As the deadline approached when the army high command is expected to step in and reorder Egypt's political institutions, security sources said staff not involved in working on live broadcasts had left the building.
Amira denied reports that the studios had been evacuated.
Security sources have said that armored vehicles are patrolling the streets outside the building.
Several hundred Egyptian soldiers paraded on a main road near the presidential palace accompanied by five armored vehicles, a Reuters witness said.
Military vehicles appeared to be moving in several key areas across Egypt.
— Amro Ali (@_amroali) July 3, 2013
The interior ministry warned that police would respond firmly to any violence after a week of bloodshed – which has now killed almost 50 people – intensified as Mursi supporters and opponents again squared off overnight.
Soldiers close to pro Morsi rally appear ready to move: armoured vehicles idling at parking lot entrance. Soldiers w/riot shields in jeeps.
— Kareem Fahim (@kfahim) July 3, 2013
Mursi's opponents accuse him of having betrayed the revolution by concentrating power in the hands of the Muslim Brotherhood and its Islamist allies and of sending the economy into a freefall.
His supporters say he inherited many problems, and that he should be allowed to complete his term, which runs until 2016.
As the clock ticked down on the army's deadline for Mursi to meet the "people's demands" by 4:30pm, Sisi held talks with top brass, a source close to the army told AFP.
Sisi, who is also the defense minister, later went into a meeting with Baradei, Pope Tawadros II and Sheikh al-Tayeb, the grand imam of al-Azhar, Sunni Islam's highest seat of learning.
A spokesman for the Muslim Brotherhood said on Twitter that the political wing of the group, the Freedom and Justice Party, had declined to attend the meeting.
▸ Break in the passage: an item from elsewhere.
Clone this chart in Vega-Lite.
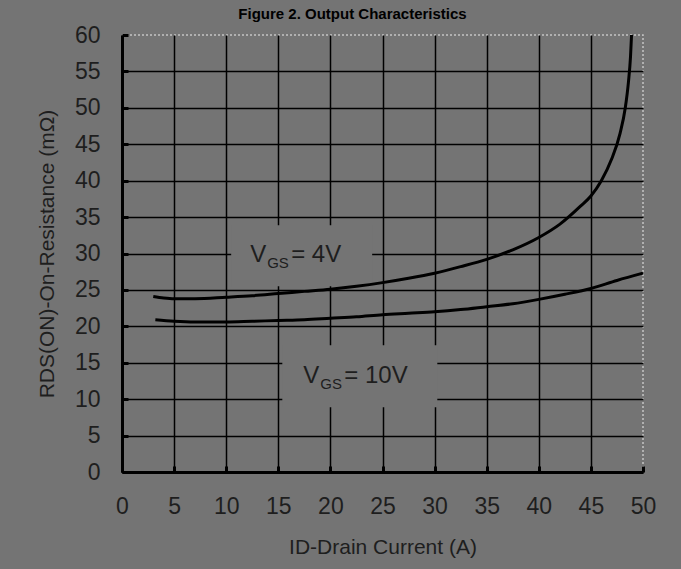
{
  "$schema": "https://vega.github.io/schema/vega-lite/v6.json",
  "width": 521,
  "height": 437,
  "autosize": {"type": "none"},
  "padding": {"left": 122, "top": 35, "right": 38, "bottom": 97},
  "background": "#747474",
  "title": {
    "text": "Figure 2. Output Characteristics",
    "fontSize": 15,
    "fontWeight": "bold",
    "color": "black",
    "font": "Liberation Sans",
    "anchor": "middle",
    "dx": -30,
    "offset": -10,
    "baseline": "alphabetic"
  },
  "config": {
    "view": {"stroke": "#c4c4c4", "strokeDash": [2, 2], "strokeWidth": 1.5},
    "axis": {
      "domainColor": "black",
      "domainWidth": 3,
      "gridColor": "black",
      "gridWidth": 1.5,
      "tickColor": "black",
      "tickWidth": 3,
      "tickSize": -6,
      "labelFont": "Liberation Sans",
      "labelFontSize": 23,
      "labelColor": "#1e1e1e",
      "labelOverlap": false,
      "labelFlush": false,
      "titleFont": "Liberation Sans",
      "titleFontSize": 21,
      "titleFontWeight": "normal",
      "titleColor": "#1e1e1e"
    }
  },
  "datasets": {
    "curves": [
      {"vgs": "4V", "id": 3.0, "r": 24.1},
      {"vgs": "4V", "id": 4.0, "r": 23.9},
      {"vgs": "4V", "id": 5.0, "r": 23.8},
      {"vgs": "4V", "id": 7.0, "r": 23.8},
      {"vgs": "4V", "id": 10.0, "r": 24.0},
      {"vgs": "4V", "id": 12.5, "r": 24.2},
      {"vgs": "4V", "id": 15.0, "r": 24.5},
      {"vgs": "4V", "id": 17.5, "r": 24.8},
      {"vgs": "4V", "id": 20.0, "r": 25.1},
      {"vgs": "4V", "id": 22.5, "r": 25.5},
      {"vgs": "4V", "id": 25.0, "r": 26.0},
      {"vgs": "4V", "id": 27.5, "r": 26.6},
      {"vgs": "4V", "id": 30.0, "r": 27.3},
      {"vgs": "4V", "id": 32.5, "r": 28.2},
      {"vgs": "4V", "id": 35.0, "r": 29.2},
      {"vgs": "4V", "id": 37.5, "r": 30.5},
      {"vgs": "4V", "id": 40.0, "r": 32.2},
      {"vgs": "4V", "id": 42.0, "r": 34.0},
      {"vgs": "4V", "id": 44.0, "r": 36.5},
      {"vgs": "4V", "id": 45.0, "r": 37.9},
      {"vgs": "4V", "id": 46.0, "r": 40.0},
      {"vgs": "4V", "id": 47.0, "r": 43.0},
      {"vgs": "4V", "id": 47.8, "r": 46.5},
      {"vgs": "4V", "id": 48.3, "r": 50.0},
      {"vgs": "4V", "id": 48.6, "r": 53.5},
      {"vgs": "4V", "id": 48.8, "r": 57.0},
      {"vgs": "4V", "id": 48.9, "r": 60.0},
      {"vgs": "10V", "id": 3.2, "r": 20.9},
      {"vgs": "10V", "id": 5.0, "r": 20.7},
      {"vgs": "10V", "id": 7.0, "r": 20.6},
      {"vgs": "10V", "id": 10.0, "r": 20.6},
      {"vgs": "10V", "id": 12.5, "r": 20.7},
      {"vgs": "10V", "id": 15.0, "r": 20.8},
      {"vgs": "10V", "id": 17.5, "r": 20.9},
      {"vgs": "10V", "id": 20.0, "r": 21.1},
      {"vgs": "10V", "id": 22.5, "r": 21.3},
      {"vgs": "10V", "id": 25.0, "r": 21.6},
      {"vgs": "10V", "id": 27.5, "r": 21.8},
      {"vgs": "10V", "id": 30.0, "r": 22.0},
      {"vgs": "10V", "id": 32.5, "r": 22.3},
      {"vgs": "10V", "id": 35.0, "r": 22.7},
      {"vgs": "10V", "id": 37.5, "r": 23.1},
      {"vgs": "10V", "id": 40.0, "r": 23.7},
      {"vgs": "10V", "id": 42.5, "r": 24.4},
      {"vgs": "10V", "id": 45.0, "r": 25.2},
      {"vgs": "10V", "id": 47.5, "r": 26.3},
      {"vgs": "10V", "id": 50.0, "r": 27.3}
    ],
    "labels": [
      {"key": "4V", "x": 12.3, "y": 28.8, "v": "V", "sub": "GS", "rest": "= 4V"},
      {"key": "10V", "x": 17.4, "y": 12.2, "v": "V", "sub": "GS", "rest": "= 10V"}
    ]
  },
  "encoding": {
    "x": {"type": "quantitative", "scale": {"domain": [0, 50], "nice": false},
      "axis": {"values": [0, 5, 10, 15, 20, 25, 30, 35, 40, 45, 50], "labelPadding": 29, "titlePadding": 18,
        "gridColor": {"condition": {"test": "datum.value == 50", "value": "transparent"}, "value": "black"},
        "title": "ID-Drain Current (A)"}},
    "y": {"type": "quantitative", "scale": {"domain": [0, 60], "nice": false},
      "axis": {"values": [0, 5, 10, 15, 20, 25, 30, 35, 40, 45, 50, 55, 60], "labelPadding": 28, "titlePadding": 17,
        "gridColor": {"condition": {"test": "datum.value == 60", "value": "transparent"}, "value": "black"},
        "title": "RDS(ON)-On-Resistance (mΩ)"}}
  },
  "layer": [
    {
      "data": {"name": "labels"},
      "transform": [{"filter": "datum.key == '4V'"}],
      "mark": {"type": "rect", "fill": "#747474", "xOffset": -19, "x2Offset": 122, "yOffset": -37, "y2Offset": 24},
      "encoding": {
        "x": {"field": "x", "type": "quantitative"},
        "x2": {"field": "x"},
        "y": {"field": "y", "type": "quantitative"},
        "y2": {"field": "y"}
      }
    },
    {
      "data": {"name": "labels"},
      "transform": [{"filter": "datum.key == '10V'"}],
      "mark": {"type": "rect", "fill": "#747474", "xOffset": -21, "x2Offset": 134, "yOffset": -38, "y2Offset": 24},
      "encoding": {
        "x": {"field": "x", "type": "quantitative"},
        "x2": {"field": "x"},
        "y": {"field": "y", "type": "quantitative"},
        "y2": {"field": "y"}
      }
    },
    {
      "data": {"name": "curves"},
      "mark": {"type": "line", "color": "black", "strokeWidth": 3, "interpolate": "monotone"},
      "encoding": {
        "x": {"field": "id", "type": "quantitative"},
        "y": {"field": "r", "type": "quantitative"},
        "detail": {"field": "vgs"}
      }
    },
    {
      "data": {"name": "labels"},
      "mark": {"type": "text", "align": "left", "baseline": "alphabetic", "font": "Liberation Sans", "fontSize": 24, "color": "#1e1e1e"},
      "encoding": {
        "x": {"field": "x", "type": "quantitative"},
        "y": {"field": "y", "type": "quantitative"},
        "text": {"field": "v"}
      }
    },
    {
      "data": {"name": "labels"},
      "mark": {"type": "text", "align": "left", "baseline": "alphabetic", "font": "Liberation Sans", "fontSize": 15, "color": "#1e1e1e", "dx": 17, "dy": 6},
      "encoding": {
        "x": {"field": "x", "type": "quantitative"},
        "y": {"field": "y", "type": "quantitative"},
        "text": {"field": "sub"}
      }
    },
    {
      "data": {"name": "labels"},
      "mark": {"type": "text", "align": "left", "baseline": "alphabetic", "font": "Liberation Sans", "fontSize": 24, "color": "#1e1e1e", "dx": 41},
      "encoding": {
        "x": {"field": "x", "type": "quantitative"},
        "y": {"field": "y", "type": "quantitative"},
        "text": {"field": "rest"}
      }
    }
  ]
}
— Gehad El-Haddad (@gelhaddad) July 3, 2013
The crunch talks came as thousands of protesters opposed to Mursi massed in Cairo's Tahrir Square, epicenter of the 2011 uprising, after the Islamist leader delivered a televised address to the nation rejecting calls for him to step down.
According to a joint statement by feminist and anti-sexual harassment organizations – including Nazra for Feminist Studies and Tahrir Bodyguard – at least 101 incidents of sexual harassment have been recorded since June 28 near Tahrir Square alone.
Confusion reigned on Wednesday, as reports abounded of Mursi being under house arrest before being quickly refuted.
Some of Mursi's opponents have welcomed the army's 48-hour ultimatum, which was followed by a spate of resignations from his cabinet.
But others accuse the generals of preparing a return to the unpopular military rule of the months between the overthrow of former president Hosni Mubarak in February 2011 and Mursi's swearing-in on June 30 last year.
Government daily al-Ahram reported details of the army's demands.
Its plan provides for an interim administration, of up to one year, which would include the head of the supreme constitutional court and a senior army figure.
The controversial constitution, approved by Mursi's Islamist allies in December, would be suspended for up to 12 months while a new one was drawn up and put to a referendum, before presidential and legislative elections.
The opposition June 30 Front coalition said it was ready to join urgent talks on the negotiated transition called for by the army.
Meanwhile, Egypt's top judicial body confirmed on Wednesday the reinstatement of public prosecutor Abdel Meguid Mahmud, who was sacked by Mursi in November.
Mahmud was dismissed in November by presidential decree, and was replaced by Talaat Abdullah, who was accused of being a Muslim Brotherhood supporter.